Treasury Department Will not Reconsider Action Against Starwood Hotels

Reuters reports that the Treasury Department has no plans to reconsider OFAC's decision to require Starwood Hotels and Resorts' Sheraton Maria Isabel Hotel in Mexico City to evict 16 Cubans who were staying there for a conference earlier this month. The article quotes a Treasury Department spokesman as saying that "The law is the law, and OFAC is an enforcement agency that is statutorily required to enforce the law." "It's not a question for the secretary of the Treasury to rethink how the law is enforced -- that's not his role with respect to the activities of OFAC," he said.

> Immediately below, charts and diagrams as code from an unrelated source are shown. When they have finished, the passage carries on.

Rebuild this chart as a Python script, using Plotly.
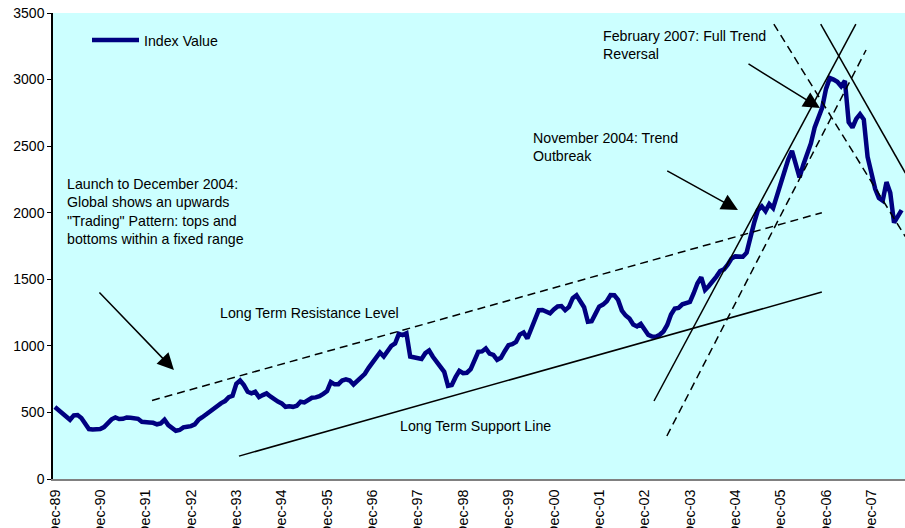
import plotly.graph_objects as go

# Monthly index values, Dec-89 .. Aug-08
index_values = [
    540, 515, 490, 462, 445, 478, 480, 458, 415, 375, 372, 372,
    375, 390, 420, 448, 462, 450, 452, 462, 460, 453, 452, 430,
    424, 425, 422, 411, 418, 445, 405, 378, 362, 368, 388, 393,
    397, 410, 445, 464, 485, 510, 535, 558, 570, 585, 615, 625,
    715, 740, 705, 655, 643, 655, 615, 630, 643, 620, 598, 582,
    568, 542, 547, 542, 550, 580, 575, 593, 610, 613, 622, 640,
    660, 728, 711, 712, 740, 748, 740, 710, 735, 770, 790, 835,
    875, 920, 950, 920, 955, 1000, 1018, 1090, 1081, 1094, 920, 914,
    916, 902, 945, 965, 918, 880, 852, 805, 700, 706, 765, 812,
    795, 798, 825, 890, 955, 958, 980, 942, 932, 895, 910, 960,
    1005, 1012, 1030, 1085, 1100, 1055, 1130, 1207, 1268, 1270, 1258, 1245,
    1274, 1296, 1299, 1268, 1292, 1358, 1380, 1335, 1290, 1181, 1185, 1240,
    1295, 1310, 1335, 1382, 1380, 1345, 1265, 1228, 1205, 1160, 1146, 1165,
    1115, 1082, 1070, 1069, 1083, 1108, 1157, 1235, 1280, 1285, 1312, 1319,
    1330, 1395, 1470, 1515, 1420, 1450, 1480, 1520, 1562, 1575, 1610, 1655,
    1672, 1669, 1669, 1700, 1830, 1925, 2020, 2048, 2012, 2065, 2035, 2130,
    2230, 2320, 2400, 2465, 2370, 2265, 2360, 2440, 2520, 2640, 2720, 2790,
    2930, 3012, 3000, 2983, 2950, 2990, 2680, 2640, 2705, 2740, 2700, 2420,
    2300, 2180, 2110, 2090, 2230, 2150, 1925, 1975, 2020,
]
months = list(range(len(index_values)))

tick_months = list(range(0, 217, 12))
tick_labels = ["Dec-89", "Dec-90", "Dec-91", "Dec-92", "Dec-93", "Dec-94",
               "Dec-95", "Dec-96", "Dec-97", "Dec-98", "Dec-99", "Dec-00",
               "Dec-01", "Dec-02", "Dec-03", "Dec-04", "Dec-05", "Dec-06",
               "Dec-07"]

# Analyst trend lines: (month index, value) endpoints
trend_lines = [
    ("resistance", [25.7, 202.9], [590, 2000], "dash"),
    ("support", [48.7, 202.9], [172, 1404], "solid"),
    ("up_solid", [158.5, 211.9], [586, 3417], "solid"),
    ("up_dashed", [161.9, 214.6], [323, 3222], "dash"),
    ("down_dashed", [190.2, 225.0], [3417, 1820], "dash"),
    ("down_solid", [202.6, 225.0], [3417, 2298], "solid"),
]

# Arrows: (tail x, tail y, head x, head y)
arrows = [
    (11.4, 1412, 31.5, 819),
    (161.6, 2321, 180.7, 2020),
    (183.1, 3124, 202.4, 2786),
]

# Text notes: (x, y, text)
notes = [
    (2.6, 2009, "Launch to December 2004:<br>Global shows an upwards<br>\"Trading\" Pattern: tops and<br>bottoms within a fixed range"),
    (43.1, 1247, "Long Term Resistance Level"),
    (90.7, 398, "Long Term Support Line"),
    (125.9, 2493, "November 2004: Trend<br>Outbreak"),
    (144.6, 3263, "February 2007: Full Trend<br>Reversal"),
]

FONT = "Arial, Liberation Sans, Helvetica, sans-serif"
NAVY = "#000080"

fig = go.Figure()
fig.add_trace(go.Scatter(
    x=months, y=index_values, mode="lines", name="Index Value",
    line=dict(color=NAVY, width=4.5), showlegend=False,
))
for name, xs, ys, dash in trend_lines:
    fig.add_trace(go.Scatter(
        x=xs, y=ys, mode="lines", showlegend=False, hoverinfo="skip",
        line=dict(color="black", width=1.5,
                  dash="8px,5px" if dash == "dash" else "solid"),
    ))

annotations = []
for tx, ty, hx, hy in arrows:
    annotations.append(dict(
        x=hx, y=hy, ax=tx, ay=ty, xref="x", yref="y", axref="x", ayref="y",
        showarrow=True, arrowhead=2, arrowsize=2.2, arrowwidth=1.5,
        arrowcolor="black", text="", standoff=0,
    ))
for nx, ny, txt in notes:
    annotations.append(dict(
        x=nx, y=ny, xref="x", yref="y", text=txt, showarrow=False,
        xanchor="left", yanchor="middle", align="left",
        font=dict(family=FONT, size=14.2, color="black"),
    ))

# legend (manual, matching the original's long line sample)
plot_l, plot_r, plot_t, plot_b = 53, 905, 13, 479
pw, ph = plot_r - plot_l, plot_b - plot_t
annotations.append(dict(
    x=(142 - plot_l) / pw, y=(plot_b - 41) / ph, xref="paper", yref="paper",
    text="Index Value", showarrow=False, xanchor="left", yanchor="middle",
    font=dict(family=FONT, size=14.2, color="black"),
))

fig.update_layout(
    width=905, height=528,
    margin=dict(l=plot_l, r=905 - plot_r, t=plot_t, b=528 - plot_b, pad=0),
    paper_bgcolor="white", plot_bgcolor="#CCFFFF",
    font=dict(family=FONT, size=14, color="black"),
    annotations=annotations,
    shapes=[dict(type="line", xref="paper", yref="paper",
                 x0=(92 - plot_l) / pw, x1=(139 - plot_l) / pw,
                 y0=(plot_b - 40) / ph, y1=(plot_b - 40) / ph,
                 line=dict(color=NAVY, width=4.5))],
    showlegend=False,
)
fig.update_xaxes(
    range=[-0.5, 224.9], tickmode="array", tickvals=tick_months,
    ticktext=tick_labels, tickangle=-90, showgrid=False, zeroline=False,
    showline=True, linecolor="#808080", linewidth=1.5, ticks="",
    automargin=False, tickfont=dict(family=FONT, size=14.4),
    ticklabelstandoff=3,
)
fig.update_yaxes(
    range=[0, 3500], dtick=500, showgrid=False, zeroline=False,
    showline=True, linecolor="black", linewidth=1.5, ticks="outside",
    ticklen=4, tickcolor="black", automargin=False,
    tickfont=dict(family=FONT, size=14),
)

fig.write_html(
    "out.html",
    config={"displayModeBar": False},
    post_script="document.body.style.margin='0';document.body.style.overflow='hidden';",
)
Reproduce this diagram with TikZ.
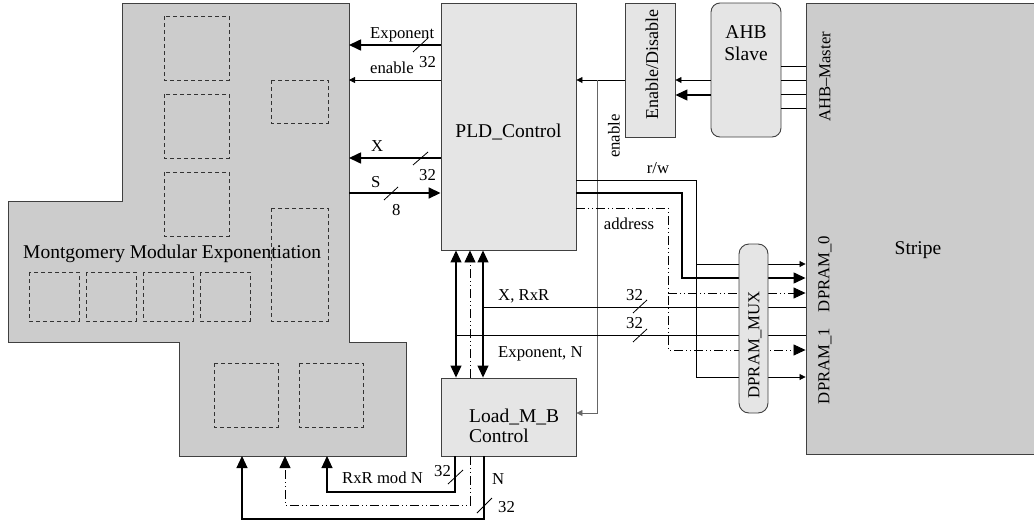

The article also states that several business groups have criticized OFAC's extraterritorial enforcement of U.S. sanctions on Cuba. For example, as previously reported in International Trade Law News, USA*Engage, a coalition of business groups opposed to unilateral U.S. sanctions, has called OFAC's action a "counterproductive" move that damaged U.S. ability to push for democratic values and other foreign policy goals.

It should be noted that there has been a great deal of misunderstanding of the legal basis for OFAC's recent actions against Starwood. Many press reports have pointed to the Helms-Burton law as the basis for OFAC's actions. In fact, this case did not directly implicate The Cuban Liberty and Democratic Solidarity (Libertad) Act of 1996,
P.L. 104-114, (commonly known as the Helms-Burton Act, most of which has been waived by successive presidents) since the hotel was owned by Starwood, a U.S. company. Rather, the legal basis for OFAC's actions are the provisions of the Trading with the Enemy Act/Cuban Assets Control Regulations which prohibits financial dealings with Cubans by any person subject to U.S. jurisdiction.